Task statement:
Count every line that holds the string "page", and report the number alone.

Rows from a dataset
------------------------------------------------------------------------

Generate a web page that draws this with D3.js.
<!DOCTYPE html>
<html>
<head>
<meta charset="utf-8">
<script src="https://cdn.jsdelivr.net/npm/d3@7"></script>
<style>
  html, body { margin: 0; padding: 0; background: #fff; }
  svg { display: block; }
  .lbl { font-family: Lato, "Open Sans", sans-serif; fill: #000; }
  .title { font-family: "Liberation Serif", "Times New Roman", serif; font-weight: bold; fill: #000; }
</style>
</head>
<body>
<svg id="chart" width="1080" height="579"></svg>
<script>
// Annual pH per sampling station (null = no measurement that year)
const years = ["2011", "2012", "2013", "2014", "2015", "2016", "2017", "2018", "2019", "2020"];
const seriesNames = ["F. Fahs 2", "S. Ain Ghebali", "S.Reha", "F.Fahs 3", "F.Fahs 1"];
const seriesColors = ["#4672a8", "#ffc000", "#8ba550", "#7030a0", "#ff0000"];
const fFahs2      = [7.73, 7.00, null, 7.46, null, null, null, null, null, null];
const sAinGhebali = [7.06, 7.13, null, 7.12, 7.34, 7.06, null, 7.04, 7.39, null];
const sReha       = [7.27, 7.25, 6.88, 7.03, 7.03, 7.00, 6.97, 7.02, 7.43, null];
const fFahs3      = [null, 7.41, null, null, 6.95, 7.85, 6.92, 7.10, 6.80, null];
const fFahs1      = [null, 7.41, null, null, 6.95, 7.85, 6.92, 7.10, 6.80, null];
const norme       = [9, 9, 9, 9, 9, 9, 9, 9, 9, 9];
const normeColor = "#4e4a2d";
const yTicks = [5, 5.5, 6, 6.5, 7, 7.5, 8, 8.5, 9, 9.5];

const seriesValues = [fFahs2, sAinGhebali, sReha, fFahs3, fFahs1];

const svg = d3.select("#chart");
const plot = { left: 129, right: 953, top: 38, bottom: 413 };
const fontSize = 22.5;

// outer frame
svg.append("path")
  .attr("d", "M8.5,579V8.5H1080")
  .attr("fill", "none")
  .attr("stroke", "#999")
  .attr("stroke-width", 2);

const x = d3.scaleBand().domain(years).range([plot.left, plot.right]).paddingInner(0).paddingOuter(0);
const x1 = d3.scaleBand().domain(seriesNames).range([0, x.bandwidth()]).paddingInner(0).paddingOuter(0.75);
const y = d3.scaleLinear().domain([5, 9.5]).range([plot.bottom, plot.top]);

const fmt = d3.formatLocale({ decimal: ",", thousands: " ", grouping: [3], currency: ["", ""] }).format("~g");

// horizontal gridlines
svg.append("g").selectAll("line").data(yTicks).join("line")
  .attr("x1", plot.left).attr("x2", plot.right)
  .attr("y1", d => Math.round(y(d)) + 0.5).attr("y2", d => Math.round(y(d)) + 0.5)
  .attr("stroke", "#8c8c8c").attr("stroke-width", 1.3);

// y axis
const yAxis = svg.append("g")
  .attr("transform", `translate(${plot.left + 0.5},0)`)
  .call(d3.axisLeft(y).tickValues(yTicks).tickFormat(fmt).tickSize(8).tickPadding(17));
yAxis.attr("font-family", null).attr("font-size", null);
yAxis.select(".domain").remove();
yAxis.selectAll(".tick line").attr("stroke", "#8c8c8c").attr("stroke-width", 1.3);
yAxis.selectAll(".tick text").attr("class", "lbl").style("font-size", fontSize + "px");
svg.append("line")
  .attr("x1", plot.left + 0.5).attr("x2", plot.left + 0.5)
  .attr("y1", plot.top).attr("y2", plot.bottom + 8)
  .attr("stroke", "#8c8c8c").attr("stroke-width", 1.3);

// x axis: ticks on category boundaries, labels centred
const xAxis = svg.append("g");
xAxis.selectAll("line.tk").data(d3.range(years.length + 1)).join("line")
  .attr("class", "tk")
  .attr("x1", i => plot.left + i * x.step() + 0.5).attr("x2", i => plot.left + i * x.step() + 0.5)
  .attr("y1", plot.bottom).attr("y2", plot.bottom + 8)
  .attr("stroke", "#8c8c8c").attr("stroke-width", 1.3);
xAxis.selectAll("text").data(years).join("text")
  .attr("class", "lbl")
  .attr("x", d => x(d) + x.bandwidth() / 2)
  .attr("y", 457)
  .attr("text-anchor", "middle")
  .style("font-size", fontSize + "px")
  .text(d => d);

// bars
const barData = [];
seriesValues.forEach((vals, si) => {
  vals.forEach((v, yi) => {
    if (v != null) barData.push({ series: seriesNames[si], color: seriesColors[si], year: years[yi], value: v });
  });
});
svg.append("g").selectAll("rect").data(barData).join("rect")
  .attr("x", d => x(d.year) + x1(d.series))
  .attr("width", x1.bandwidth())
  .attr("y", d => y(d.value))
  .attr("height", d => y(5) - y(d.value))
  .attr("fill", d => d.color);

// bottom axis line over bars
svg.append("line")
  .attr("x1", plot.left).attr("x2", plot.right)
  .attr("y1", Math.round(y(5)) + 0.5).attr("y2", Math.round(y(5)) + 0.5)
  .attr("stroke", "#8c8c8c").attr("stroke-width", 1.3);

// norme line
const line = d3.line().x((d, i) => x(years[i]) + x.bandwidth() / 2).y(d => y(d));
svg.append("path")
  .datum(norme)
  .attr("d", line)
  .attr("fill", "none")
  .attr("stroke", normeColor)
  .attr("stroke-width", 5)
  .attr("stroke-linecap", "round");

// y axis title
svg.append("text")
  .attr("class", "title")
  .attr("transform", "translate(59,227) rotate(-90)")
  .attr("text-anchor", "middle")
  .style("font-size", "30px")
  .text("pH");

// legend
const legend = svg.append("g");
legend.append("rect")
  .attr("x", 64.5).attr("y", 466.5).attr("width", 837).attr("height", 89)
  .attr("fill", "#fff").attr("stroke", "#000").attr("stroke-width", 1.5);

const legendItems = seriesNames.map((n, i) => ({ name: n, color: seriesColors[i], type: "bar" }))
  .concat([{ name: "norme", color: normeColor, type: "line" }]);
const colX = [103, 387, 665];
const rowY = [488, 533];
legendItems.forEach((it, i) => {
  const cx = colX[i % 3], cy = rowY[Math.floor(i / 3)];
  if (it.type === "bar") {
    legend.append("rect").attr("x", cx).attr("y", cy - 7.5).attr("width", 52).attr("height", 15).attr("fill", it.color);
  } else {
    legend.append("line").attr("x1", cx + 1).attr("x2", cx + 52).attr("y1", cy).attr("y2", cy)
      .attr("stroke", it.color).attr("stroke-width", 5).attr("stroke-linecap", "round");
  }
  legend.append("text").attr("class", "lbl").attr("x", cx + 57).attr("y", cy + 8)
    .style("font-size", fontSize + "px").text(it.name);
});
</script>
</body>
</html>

------------------------------------------------------------------------

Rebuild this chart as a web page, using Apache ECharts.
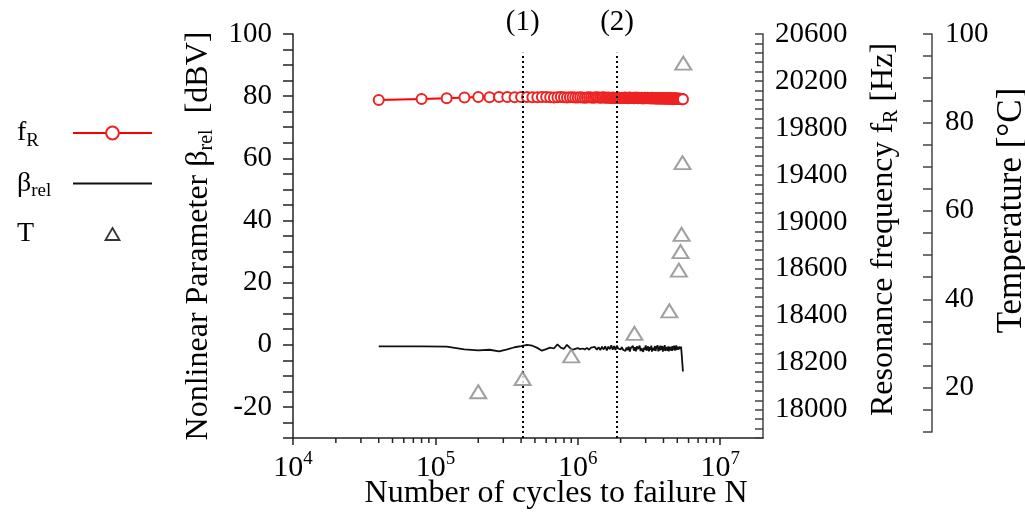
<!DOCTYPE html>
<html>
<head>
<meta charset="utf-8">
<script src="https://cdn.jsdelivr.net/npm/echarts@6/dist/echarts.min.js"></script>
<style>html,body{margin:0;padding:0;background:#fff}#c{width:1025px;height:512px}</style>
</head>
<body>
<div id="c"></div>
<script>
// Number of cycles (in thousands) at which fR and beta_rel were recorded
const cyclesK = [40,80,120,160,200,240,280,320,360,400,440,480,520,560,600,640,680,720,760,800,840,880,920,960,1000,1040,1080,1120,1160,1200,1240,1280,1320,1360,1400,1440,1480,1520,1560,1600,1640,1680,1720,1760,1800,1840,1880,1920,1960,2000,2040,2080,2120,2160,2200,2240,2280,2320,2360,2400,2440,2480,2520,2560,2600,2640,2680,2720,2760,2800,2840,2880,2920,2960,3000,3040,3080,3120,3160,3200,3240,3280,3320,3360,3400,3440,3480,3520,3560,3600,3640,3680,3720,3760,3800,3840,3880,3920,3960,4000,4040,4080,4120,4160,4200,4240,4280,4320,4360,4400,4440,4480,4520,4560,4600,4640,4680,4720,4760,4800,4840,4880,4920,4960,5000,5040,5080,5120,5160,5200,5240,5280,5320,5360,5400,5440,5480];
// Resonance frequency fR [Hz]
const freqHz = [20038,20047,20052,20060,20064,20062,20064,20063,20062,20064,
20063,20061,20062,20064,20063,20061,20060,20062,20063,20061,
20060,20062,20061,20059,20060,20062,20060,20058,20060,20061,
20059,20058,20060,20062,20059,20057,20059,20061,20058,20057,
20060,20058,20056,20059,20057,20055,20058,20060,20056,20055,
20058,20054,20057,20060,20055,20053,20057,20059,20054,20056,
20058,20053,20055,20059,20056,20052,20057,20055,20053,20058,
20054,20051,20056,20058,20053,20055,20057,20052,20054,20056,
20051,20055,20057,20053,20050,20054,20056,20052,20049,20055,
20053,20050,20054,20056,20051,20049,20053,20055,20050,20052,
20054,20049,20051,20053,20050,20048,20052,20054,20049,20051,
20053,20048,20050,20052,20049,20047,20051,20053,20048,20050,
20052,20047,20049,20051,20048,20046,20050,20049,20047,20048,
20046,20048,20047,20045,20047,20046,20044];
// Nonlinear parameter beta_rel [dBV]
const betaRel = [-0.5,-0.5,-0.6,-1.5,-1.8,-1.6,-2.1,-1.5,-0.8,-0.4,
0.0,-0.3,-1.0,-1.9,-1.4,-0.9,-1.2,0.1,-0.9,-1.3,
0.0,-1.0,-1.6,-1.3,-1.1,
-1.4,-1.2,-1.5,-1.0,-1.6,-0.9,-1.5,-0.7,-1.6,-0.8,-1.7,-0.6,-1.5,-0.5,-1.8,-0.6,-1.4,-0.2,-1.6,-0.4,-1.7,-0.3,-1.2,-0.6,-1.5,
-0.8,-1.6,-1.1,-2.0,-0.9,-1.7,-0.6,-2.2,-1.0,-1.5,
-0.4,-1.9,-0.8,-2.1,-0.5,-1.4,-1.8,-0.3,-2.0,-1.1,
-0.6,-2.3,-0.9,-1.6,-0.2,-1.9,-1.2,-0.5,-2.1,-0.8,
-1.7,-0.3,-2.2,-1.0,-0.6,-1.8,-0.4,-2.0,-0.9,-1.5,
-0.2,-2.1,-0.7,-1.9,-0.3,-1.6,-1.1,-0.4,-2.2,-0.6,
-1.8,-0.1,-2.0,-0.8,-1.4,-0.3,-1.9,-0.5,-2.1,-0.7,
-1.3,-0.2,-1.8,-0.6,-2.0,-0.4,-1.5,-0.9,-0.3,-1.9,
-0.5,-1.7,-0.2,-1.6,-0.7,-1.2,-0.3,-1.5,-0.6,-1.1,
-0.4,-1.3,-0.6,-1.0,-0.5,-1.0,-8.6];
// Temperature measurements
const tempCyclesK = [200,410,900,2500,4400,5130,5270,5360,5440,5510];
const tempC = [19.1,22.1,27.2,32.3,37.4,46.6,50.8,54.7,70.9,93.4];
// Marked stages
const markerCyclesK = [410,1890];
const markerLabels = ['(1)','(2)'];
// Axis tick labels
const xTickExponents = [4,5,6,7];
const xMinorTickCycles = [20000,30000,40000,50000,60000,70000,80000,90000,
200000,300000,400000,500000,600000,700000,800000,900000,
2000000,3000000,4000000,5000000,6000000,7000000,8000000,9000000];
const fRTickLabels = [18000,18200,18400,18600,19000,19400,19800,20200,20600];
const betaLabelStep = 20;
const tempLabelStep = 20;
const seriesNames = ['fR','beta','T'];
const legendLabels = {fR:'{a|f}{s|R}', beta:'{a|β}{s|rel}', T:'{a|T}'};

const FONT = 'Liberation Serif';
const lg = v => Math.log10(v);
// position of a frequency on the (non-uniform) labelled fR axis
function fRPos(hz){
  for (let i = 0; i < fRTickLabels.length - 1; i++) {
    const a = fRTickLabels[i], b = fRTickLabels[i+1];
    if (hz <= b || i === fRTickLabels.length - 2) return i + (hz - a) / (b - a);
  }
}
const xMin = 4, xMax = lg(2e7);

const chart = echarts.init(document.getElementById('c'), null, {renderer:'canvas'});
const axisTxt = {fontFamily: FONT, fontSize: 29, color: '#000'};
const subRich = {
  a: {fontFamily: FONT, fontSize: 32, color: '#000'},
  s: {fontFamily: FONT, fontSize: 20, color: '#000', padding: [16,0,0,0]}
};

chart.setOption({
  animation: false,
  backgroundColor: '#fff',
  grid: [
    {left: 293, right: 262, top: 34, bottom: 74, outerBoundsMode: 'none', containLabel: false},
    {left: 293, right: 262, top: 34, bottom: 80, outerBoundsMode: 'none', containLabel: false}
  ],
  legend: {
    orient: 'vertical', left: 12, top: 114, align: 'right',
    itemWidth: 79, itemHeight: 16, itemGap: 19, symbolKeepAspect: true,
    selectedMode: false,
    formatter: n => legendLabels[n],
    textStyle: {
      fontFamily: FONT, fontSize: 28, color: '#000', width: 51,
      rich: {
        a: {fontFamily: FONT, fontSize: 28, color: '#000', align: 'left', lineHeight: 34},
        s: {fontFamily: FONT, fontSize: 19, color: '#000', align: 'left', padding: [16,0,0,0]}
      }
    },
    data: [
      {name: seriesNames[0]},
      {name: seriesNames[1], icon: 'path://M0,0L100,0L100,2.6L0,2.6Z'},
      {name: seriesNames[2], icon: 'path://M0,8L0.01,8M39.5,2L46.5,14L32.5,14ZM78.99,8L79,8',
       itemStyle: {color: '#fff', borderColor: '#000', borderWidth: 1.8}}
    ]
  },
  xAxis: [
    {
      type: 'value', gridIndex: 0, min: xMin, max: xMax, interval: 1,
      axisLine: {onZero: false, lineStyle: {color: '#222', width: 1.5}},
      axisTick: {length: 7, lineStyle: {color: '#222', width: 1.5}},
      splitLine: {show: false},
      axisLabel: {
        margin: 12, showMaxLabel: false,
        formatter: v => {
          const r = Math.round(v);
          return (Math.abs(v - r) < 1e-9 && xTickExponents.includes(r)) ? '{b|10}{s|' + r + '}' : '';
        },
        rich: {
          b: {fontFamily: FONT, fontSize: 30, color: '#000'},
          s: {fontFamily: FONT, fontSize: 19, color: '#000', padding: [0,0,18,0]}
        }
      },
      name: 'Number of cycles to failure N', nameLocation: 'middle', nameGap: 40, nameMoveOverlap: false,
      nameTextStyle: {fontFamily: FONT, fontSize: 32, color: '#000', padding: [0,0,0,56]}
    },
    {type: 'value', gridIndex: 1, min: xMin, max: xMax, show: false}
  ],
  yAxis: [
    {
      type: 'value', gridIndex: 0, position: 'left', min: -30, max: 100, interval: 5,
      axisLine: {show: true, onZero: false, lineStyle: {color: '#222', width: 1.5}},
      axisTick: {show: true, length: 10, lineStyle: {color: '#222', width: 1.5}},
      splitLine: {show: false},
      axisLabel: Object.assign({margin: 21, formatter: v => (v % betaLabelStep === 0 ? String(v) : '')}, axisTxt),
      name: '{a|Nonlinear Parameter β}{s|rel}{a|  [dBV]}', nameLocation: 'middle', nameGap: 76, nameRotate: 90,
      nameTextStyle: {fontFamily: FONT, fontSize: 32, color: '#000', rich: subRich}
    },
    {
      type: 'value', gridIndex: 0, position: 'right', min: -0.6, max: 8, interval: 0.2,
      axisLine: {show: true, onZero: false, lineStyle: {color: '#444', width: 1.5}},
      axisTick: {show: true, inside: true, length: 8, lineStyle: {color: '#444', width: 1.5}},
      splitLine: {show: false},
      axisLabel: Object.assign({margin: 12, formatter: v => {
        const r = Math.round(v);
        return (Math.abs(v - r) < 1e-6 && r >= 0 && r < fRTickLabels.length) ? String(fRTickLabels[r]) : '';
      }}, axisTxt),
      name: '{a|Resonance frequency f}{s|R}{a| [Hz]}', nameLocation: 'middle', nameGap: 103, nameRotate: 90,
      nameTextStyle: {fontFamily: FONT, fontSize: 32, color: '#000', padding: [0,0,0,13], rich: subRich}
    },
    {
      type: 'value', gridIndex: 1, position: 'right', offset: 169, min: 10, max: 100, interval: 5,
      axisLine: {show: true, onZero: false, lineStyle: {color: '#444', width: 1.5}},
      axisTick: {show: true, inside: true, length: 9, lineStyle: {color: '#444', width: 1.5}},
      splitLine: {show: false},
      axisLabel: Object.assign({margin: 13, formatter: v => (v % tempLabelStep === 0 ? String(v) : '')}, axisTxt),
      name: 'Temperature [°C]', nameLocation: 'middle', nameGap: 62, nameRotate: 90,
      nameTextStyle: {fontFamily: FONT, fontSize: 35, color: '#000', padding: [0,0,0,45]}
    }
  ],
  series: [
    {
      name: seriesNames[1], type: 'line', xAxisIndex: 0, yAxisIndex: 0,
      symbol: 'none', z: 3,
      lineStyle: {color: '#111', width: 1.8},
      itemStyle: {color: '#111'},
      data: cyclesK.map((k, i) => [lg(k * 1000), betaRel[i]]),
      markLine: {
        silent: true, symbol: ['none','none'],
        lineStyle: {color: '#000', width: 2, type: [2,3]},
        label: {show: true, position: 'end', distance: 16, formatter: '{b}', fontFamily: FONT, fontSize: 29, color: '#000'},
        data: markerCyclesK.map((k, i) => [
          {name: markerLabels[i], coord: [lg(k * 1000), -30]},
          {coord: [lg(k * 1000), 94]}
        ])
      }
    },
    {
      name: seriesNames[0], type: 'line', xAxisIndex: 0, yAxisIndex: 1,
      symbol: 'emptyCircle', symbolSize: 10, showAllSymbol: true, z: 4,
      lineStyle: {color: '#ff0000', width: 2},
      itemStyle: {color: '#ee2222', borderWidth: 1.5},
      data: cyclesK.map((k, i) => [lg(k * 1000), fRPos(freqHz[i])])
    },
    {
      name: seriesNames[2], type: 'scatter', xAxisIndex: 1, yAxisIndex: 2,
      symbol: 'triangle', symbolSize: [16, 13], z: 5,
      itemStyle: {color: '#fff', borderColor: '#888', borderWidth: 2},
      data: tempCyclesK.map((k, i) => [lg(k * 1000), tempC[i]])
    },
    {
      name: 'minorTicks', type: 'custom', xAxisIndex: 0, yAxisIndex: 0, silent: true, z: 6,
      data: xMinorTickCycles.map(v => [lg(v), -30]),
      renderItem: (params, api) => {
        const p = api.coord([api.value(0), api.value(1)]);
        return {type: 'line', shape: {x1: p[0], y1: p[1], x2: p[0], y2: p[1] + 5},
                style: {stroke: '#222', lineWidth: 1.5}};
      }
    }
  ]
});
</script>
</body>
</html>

------------------------------------------------------------------------

Solution to this task:
2